CERC can revise tariff for utilities selling power to states2 min read . Updated: 27 Aug 2012, 09:59 PM IST
CERC can revise tariff for utilities selling power to states
Ahmedabad: Tariff of utilities that sell electricity to more than one state can be regulated by India’s power sector regulator, attorney general G.E. Vahanvati has said.
Vahanvati was responding to the Forum of Regulators, a statutory body of central and state electricity watchdogs, which had sought legal opinion on tariffs.
Adani Power Ltd had approached the Central Electricity Regulatory Commission (CERC) last month to consider a rise in its power tariff after customers declined to pay higher rates for power generated from its imported coal-based power plant in Mundra, Gujarat.
The next hearing on the matter is slated for Tuesday.
The forum had sought legal opinion on a few tariff-related issues, including the appropriate regulator to settle issues for companies that have signed power purchase pacts with multiple states.

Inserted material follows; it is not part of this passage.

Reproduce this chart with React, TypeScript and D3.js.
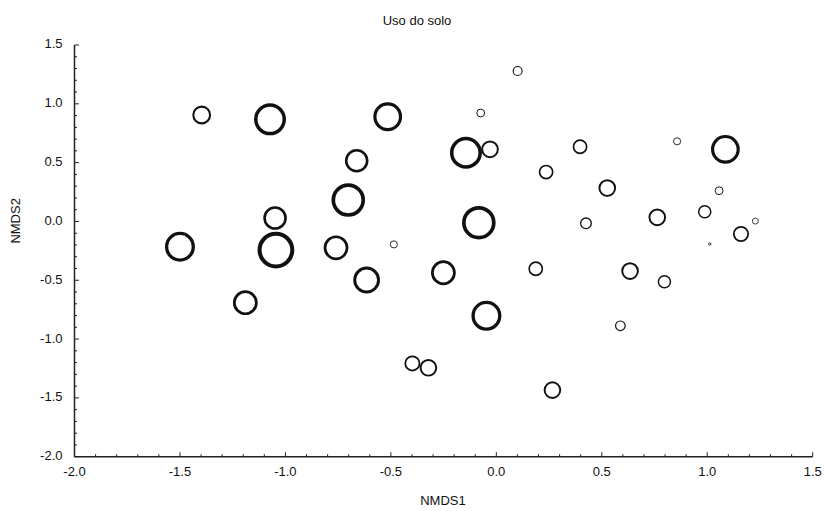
import React from "react";
import * as d3 from "d3";

const title = "Uso do solo";
const xLabel = "NMDS1";
const yLabel = "NMDS2";

const nmds1 = [
  -1.397, -1.073, -0.515, -0.662, -0.702, -1.049, -1.5, -1.045, -0.76, -0.486,
  -0.615, -1.19, -0.398, -0.322, 0.101, -0.074, -0.144, -0.03, 0.397, 0.857,
  1.086, 0.236, 0.526, 1.056, -0.083, 0.425, 0.763, 0.988, 1.228, 1.16,
  1.012, -0.251, 0.187, 0.634, 0.797, -0.047, 0.588, 0.266,
];
const nmds2 = [
  0.905, 0.868, 0.89, 0.516, 0.182, 0.029, -0.215, -0.243, -0.224, -0.195,
  -0.498, -0.691, -1.207, -1.244, 1.279, 0.922, 0.584, 0.613, 0.635, 0.681,
  0.613, 0.42, 0.284, 0.261, -0.011, -0.016, 0.035, 0.082, 0.003, -0.107,
  -0.192, -0.436, -0.402, -0.422, -0.513, -0.802, -0.887, -1.434,
];
const weight = [
  4.7, 8.0, 7.2, 5.9, 8.4, 5.9, 7.5, 9.2, 6.2, 2.0,
  6.7, 6.2, 4.0, 4.4, 2.5, 2.2, 8.0, 4.4, 3.7, 2.0,
  7.2, 3.7, 4.4, 2.2, 8.4, 3.0, 4.4, 3.4, 1.7, 4.0,
  0.8, 6.2, 3.7, 4.4, 3.4, 7.5, 2.7, 4.4,
];

const xTicks = [-2.0, -1.5, -1.0, -0.5, 0.0, 0.5, 1.0, 1.5];
const yTicks = [-2.0, -1.5, -1.0, -0.5, 0.0, 0.5, 1.0, 1.5];

const W = 826;
const H = 511;
const left = 74.5;
const right = 812.7;
const top = 45;
const bottom = 456.7;

export default function App() {
  const x = d3.scaleLinear().domain([-2, 1.5]).range([left, right]);
  const y = d3.scaleLinear().domain([-2, 1.5]).range([bottom, top]);
  const r = d3.scaleLinear().domain([0, 10]).range([0, 20]);
  const minor = d3.range(-20, 16).map((v) => v / 10);
  const font = "'Liberation Sans', Arial, sans-serif";
  const axisColor = "#222";

  return (
    <svg
      width={W}
      height={H}
      style={{ position: "absolute", left: 0, top: 0, background: "#fff" }}
      fontFamily={font}
    >
      <rect x={0} y={0} width={W} height={H} fill="#fff" />
      <text x={417} y={22} textAnchor="middle" dominantBaseline="middle" fontSize={13} fill="#111">
        {title}
      </text>

      {/* bubbles */}
      {nmds1.map((v, i) => {
        const outer = r(weight[i]);
        const sw = Math.max(0.8, outer * 0.22);
        return (
          <circle
            key={i}
            cx={x(v)}
            cy={y(nmds2[i])}
            r={Math.max(0.5, outer - sw / 2)}
            fill="none"
            stroke="#111"
            strokeWidth={sw}
          />
        );
      })}

      {/* axes */}
      <line x1={left} x2={left} y1={top} y2={bottom} stroke={axisColor} strokeWidth={1.5} />
      <line x1={left} x2={right} y1={bottom} y2={bottom} stroke={axisColor} strokeWidth={1.5} />
      {minor.map((v, i) => {
        const major = Math.abs(Math.round(v * 10) % 5) === 0;
        const len = major ? 4.5 : 2.5;
        return (
          <g key={"t" + i}>
            <line x1={x(v)} x2={x(v)} y1={bottom} y2={bottom - len} stroke={axisColor} strokeWidth={1} />
            <line x1={left} x2={left + len} y1={y(v)} y2={y(v)} stroke={axisColor} strokeWidth={1} />
          </g>
        );
      })}
      {xTicks.map((v) => (
        <text key={"xl" + v} x={x(v)} y={473} textAnchor="middle" dominantBaseline="middle" fontSize={13} fill="#111">
          {v.toFixed(1)}
        </text>
      ))}
      {yTicks.map((v) => (
        <text key={"yl" + v} x={left - 12} y={y(v)} textAnchor="end" dominantBaseline="middle" fontSize={13} fill="#111">
          {v.toFixed(1)}
        </text>
      ))}
      <text x={443} y={502} textAnchor="middle" dominantBaseline="middle" fontSize={13} fill="#111">
        {xLabel}
      </text>
      <text
        transform={`translate(17, ${(top + bottom) / 2 - 30}) rotate(-90)`}
        textAnchor="middle"
        dominantBaseline="middle"
        fontSize={13}
        fill="#111"
      >
        {yLabel}
      </text>
    </svg>
  );
}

The legal opinion was sought by the forum, said Pramod Deo, chairman of CERC. Deo is also the chairman of the forum.
Adani Power has entered into two power purchase agreements (PPAs) of 1,000 megawatts (MW) each with the Gujarat government at ₹ 2.35 per unit and ₹ 2.89 per unit, respectively. It entered into a similar accord with the Haryana government at ₹ 2.94 per unit.
An Adani Power official said the legal opinion has reconfirmed their faith in the system.
Adani Power, in its petition, had said the state electricity regulatory commissions of Haryana and Gujarat would not have jurisdiction to revise the tariff to make it uniformly applicable to both the states and hence it had approached CERC. Adani also said that the generation cost of power using imported coal has increased to ₹ 3.30 per unit, while it earns about ₹ 2.35 per unit.
It wrote to Gujarat Urja Vikas Nigam Ltd (GUVNL), a state-run power generation, distribution and transmission company, in 2011 on this. The state utility in September 2011 stated that it was impossible for it to revisit the tariff.
Adani Power has announced a consolidated loss of 809.81 crore in the three months ended 30 June. In contrast, it had posted a net profit of 181.45 crore in the year-ago period, reflecting the crisis in the power sector. It attributed the loss mainly to the high price of imported coal.
“PPAs should be revised or the government should formulate a mechanism to lower the cost impact of imported coal," investment bank Goldman Sachs said in a 16 July report.
Earlier, Adani Power had sought termination of the PPA with GUVNL. The matter was heard before the Gujarat Electricity Regulatory Commission in 2010. The state electricity regulator ruled against Adani. The matter is now in the Supreme Court.
“Adani Power has not approached GERC for revision of tariff," said a government official who declined to be identified.